How specific should I make the 'what it does' input?
More specific inputs produce more useful output. 'Helps people focus' is vague; 'helps remote workers block distractions and finish deep work in shorter sessions' gives the generator concrete material to compress. The tool works best when you describe the actual mechanism or outcome, not just the category.
Can I trademark a tagline I generate here?
Potentially yes. Trademark eligibility depends on distinctiveness and whether the phrase is already in use in your industry. Before using any tagline commercially, search the USPTO trademark database and run a general web search. For anything tied to significant investment, have a trademark attorney verify clearance.
Which brand vibe should I choose if I'm not sure?
Pick based on your target customer, not your own taste. Bold and inspiring work well for productivity, fitness, and finance brands where motivation matters. Friendly suits consumer apps, education, and services aimed at non-technical users. Minimal fits premium or design-focused products.

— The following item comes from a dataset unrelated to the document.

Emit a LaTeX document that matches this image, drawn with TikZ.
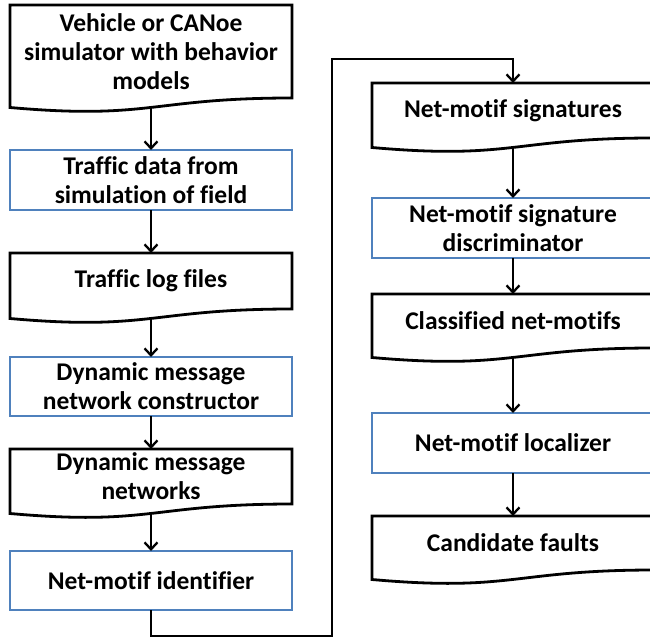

Witty works for brands that need to stand out in a crowded or low-excitement category.
How many taglines should I generate before choosing one?
Generate at least fifteen to twenty options across two or three vibe settings before shortlisting. Most people stop too early and pick from a small sample. The goal in early rounds is to spot which angle or structure feels right — exact wording can be refined afterward.
How do I know if a tagline is working?
Say it out loud without showing the logo or brand name. If someone who doesn't know your brand can guess the general category and feeling, the tagline is doing its job. If it only makes sense with context, it's probably a mission statement in disguise, not a tagline.
Can I use this for a personal brand rather than a company?
Yes. Enter your name or professional identity as the brand, and describe what you deliver for clients — not your job title, but the specific outcome. 'Helps B2B founders close enterprise deals faster' produces sharper taglines than 'sales consultant.' The generator handles personal brands and freelancers as well as product companies.